Reproduce the whole listing, character for character.

--- begin RECORDS ---

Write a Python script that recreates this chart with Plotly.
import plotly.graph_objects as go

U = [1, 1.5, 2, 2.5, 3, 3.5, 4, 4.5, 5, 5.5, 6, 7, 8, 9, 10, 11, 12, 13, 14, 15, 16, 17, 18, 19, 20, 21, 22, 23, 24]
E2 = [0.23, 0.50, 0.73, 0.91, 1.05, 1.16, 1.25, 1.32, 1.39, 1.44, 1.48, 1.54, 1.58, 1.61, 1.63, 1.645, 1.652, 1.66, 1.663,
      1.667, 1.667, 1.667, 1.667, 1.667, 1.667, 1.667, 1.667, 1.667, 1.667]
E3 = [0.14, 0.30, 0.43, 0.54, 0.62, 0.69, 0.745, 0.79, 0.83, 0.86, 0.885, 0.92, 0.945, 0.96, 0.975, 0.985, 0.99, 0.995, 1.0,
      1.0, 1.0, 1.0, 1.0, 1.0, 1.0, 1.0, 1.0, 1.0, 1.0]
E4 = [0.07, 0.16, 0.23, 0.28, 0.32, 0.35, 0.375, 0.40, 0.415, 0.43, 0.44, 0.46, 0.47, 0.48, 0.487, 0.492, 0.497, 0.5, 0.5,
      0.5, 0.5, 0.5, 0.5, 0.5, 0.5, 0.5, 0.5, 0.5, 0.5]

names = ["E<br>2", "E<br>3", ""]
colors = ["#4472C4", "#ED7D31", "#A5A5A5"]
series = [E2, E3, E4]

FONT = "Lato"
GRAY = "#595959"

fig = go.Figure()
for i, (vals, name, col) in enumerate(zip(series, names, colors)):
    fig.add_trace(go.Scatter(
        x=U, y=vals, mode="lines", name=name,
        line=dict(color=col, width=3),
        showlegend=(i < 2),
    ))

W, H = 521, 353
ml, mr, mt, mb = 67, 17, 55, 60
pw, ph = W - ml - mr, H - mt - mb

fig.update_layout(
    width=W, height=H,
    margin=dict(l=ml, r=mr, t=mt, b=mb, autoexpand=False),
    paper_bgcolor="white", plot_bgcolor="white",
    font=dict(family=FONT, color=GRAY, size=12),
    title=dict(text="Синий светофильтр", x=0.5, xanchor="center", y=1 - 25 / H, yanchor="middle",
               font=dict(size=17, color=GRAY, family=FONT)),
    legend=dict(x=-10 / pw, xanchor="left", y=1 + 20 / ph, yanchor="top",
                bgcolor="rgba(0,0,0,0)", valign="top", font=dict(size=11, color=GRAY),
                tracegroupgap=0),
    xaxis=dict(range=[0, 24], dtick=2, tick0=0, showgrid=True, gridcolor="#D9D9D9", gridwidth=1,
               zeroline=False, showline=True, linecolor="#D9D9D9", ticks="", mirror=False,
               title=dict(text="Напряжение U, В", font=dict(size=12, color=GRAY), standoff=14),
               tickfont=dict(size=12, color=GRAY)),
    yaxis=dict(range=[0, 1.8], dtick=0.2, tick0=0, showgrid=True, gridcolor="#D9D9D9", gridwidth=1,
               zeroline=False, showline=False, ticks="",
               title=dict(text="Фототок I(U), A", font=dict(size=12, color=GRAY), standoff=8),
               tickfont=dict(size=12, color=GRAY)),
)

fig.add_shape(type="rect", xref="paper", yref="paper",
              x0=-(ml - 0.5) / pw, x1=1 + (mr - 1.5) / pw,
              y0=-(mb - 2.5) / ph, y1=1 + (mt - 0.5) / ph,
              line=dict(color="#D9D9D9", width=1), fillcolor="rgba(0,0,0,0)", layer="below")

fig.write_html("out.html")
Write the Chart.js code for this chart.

--- end RECORDS ---

### TASK OUTPUT
Write a Python script that recreates this chart with Plotly.
import plotly.graph_objects as go

U = [1, 1.5, 2, 2.5, 3, 3.5, 4, 4.5, 5, 5.5, 6, 7, 8, 9, 10, 11, 12, 13, 14, 15, 16, 17, 18, 19, 20, 21, 22, 23, 24]
E2 = [0.23, 0.50, 0.73, 0.91, 1.05, 1.16, 1.25, 1.32, 1.39, 1.44, 1.48, 1.54, 1.58, 1.61, 1.63, 1.645, 1.652, 1.66, 1.663,
      1.667, 1.667, 1.667, 1.667, 1.667, 1.667, 1.667, 1.667, 1.667, 1.667]
E3 = [0.14, 0.30, 0.43, 0.54, 0.62, 0.69, 0.745, 0.79, 0.83, 0.86, 0.885, 0.92, 0.945, 0.96, 0.975, 0.985, 0.99, 0.995, 1.0,
      1.0, 1.0, 1.0, 1.0, 1.0, 1.0, 1.0, 1.0, 1.0, 1.0]
E4 = [0.07, 0.16, 0.23, 0.28, 0.32, 0.35, 0.375, 0.40, 0.415, 0.43, 0.44, 0.46, 0.47, 0.48, 0.487, 0.492, 0.497, 0.5, 0.5,
      0.5, 0.5, 0.5, 0.5, 0.5, 0.5, 0.5, 0.5, 0.5, 0.5]

names = ["E<br>2", "E<br>3", ""]
colors = ["#4472C4", "#ED7D31", "#A5A5A5"]
series = [E2, E3, E4]

FONT = "Lato"
GRAY = "#595959"

fig = go.Figure()
for i, (vals, name, col) in enumerate(zip(series, names, colors)):
    fig.add_trace(go.Scatter(
        x=U, y=vals, mode="lines", name=name,
        line=dict(color=col, width=3),
        showlegend=(i < 2),
    ))

W, H = 521, 353
ml, mr, mt, mb = 67, 17, 55, 60
pw, ph = W - ml - mr, H - mt - mb

fig.update_layout(
    width=W, height=H,
    margin=dict(l=ml, r=mr, t=mt, b=mb, autoexpand=False),
    paper_bgcolor="white", plot_bgcolor="white",
    font=dict(family=FONT, color=GRAY, size=12),
    title=dict(text="Синий светофильтр", x=0.5, xanchor="center", y=1 - 25 / H, yanchor="middle",
               font=dict(size=17, color=GRAY, family=FONT)),
    legend=dict(x=-10 / pw, xanchor="left", y=1 + 20 / ph, yanchor="top",
                bgcolor="rgba(0,0,0,0)", valign="top", font=dict(size=11, color=GRAY),
                tracegroupgap=0),
    xaxis=dict(range=[0, 24], dtick=2, tick0=0, showgrid=True, gridcolor="#D9D9D9", gridwidth=1,
               zeroline=False, showline=True, linecolor="#D9D9D9", ticks="", mirror=False,
               title=dict(text="Напряжение U, В", font=dict(size=12, color=GRAY), standoff=14),
               tickfont=dict(size=12, color=GRAY)),
    yaxis=dict(range=[0, 1.8], dtick=0.2, tick0=0, showgrid=True, gridcolor="#D9D9D9", gridwidth=1,
               zeroline=False, showline=False, ticks="",
               title=dict(text="Фототок I(U), A", font=dict(size=12, color=GRAY), standoff=8),
               tickfont=dict(size=12, color=GRAY)),
)

fig.add_shape(type="rect", xref="paper", yref="paper",
              x0=-(ml - 0.5) / pw, x1=1 + (mr - 1.5) / pw,
              y0=-(mb - 2.5) / ph, y1=1 + (mt - 0.5) / ph,
              line=dict(color="#D9D9D9", width=1), fillcolor="rgba(0,0,0,0)", layer="below")

fig.write_html("out.html")
Write the Chart.js code for this chart.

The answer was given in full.